Al-Haq has recorded dozens of witness statements from Palestinian workers throughout 2009, indicating that they continue to suffer severe maltreatment and abuse at the hands of Israeli Border Guards and military personnel when they are apprehended trying to cross to Annexation Wall in search of a decent livelihood. As the witness statements included in the report will demonstrate, the practice of humiliation and maltreatment is pervasive: illegal use of firearms by Israeli occupation forces and hours of arbitrary detention of Palestinian workers involving degrading treatment, severe brutality and even torture are not unusual. The study also makes evident that the violations are not isolated incidents, but are part of a disturbing trend that is directly associated with Israel’s occupation regime.

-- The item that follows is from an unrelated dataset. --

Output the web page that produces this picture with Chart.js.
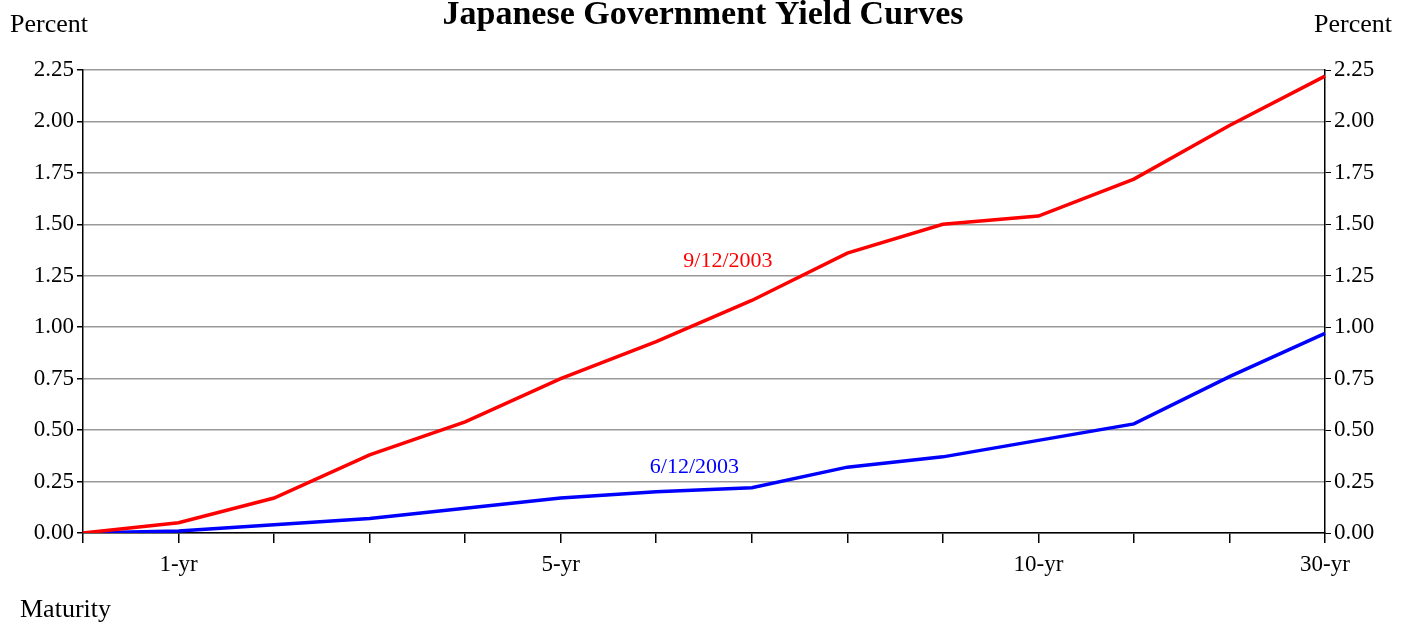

Al-Haq strongly emphasizes in the report that the underlying reason Palestinian workers attempt unofficial entry into Israel is to secure a decent livelihood.  Their inability to secure gainful employment in the West Bank is an effect of the continued and deepening failure by Israel to respect its fundamental obligations under international humanitarian law and human rights law. In particular, the construction of the Annexation Wallhas exacerbated the deterioration of the economic situation in the West Bank. In 2004 the International Court of Justice held in its advisory opinion on the Legal Consequences of the Construction of the Wall in the Occupied Palestinian Territories that construction of the wall violates international law.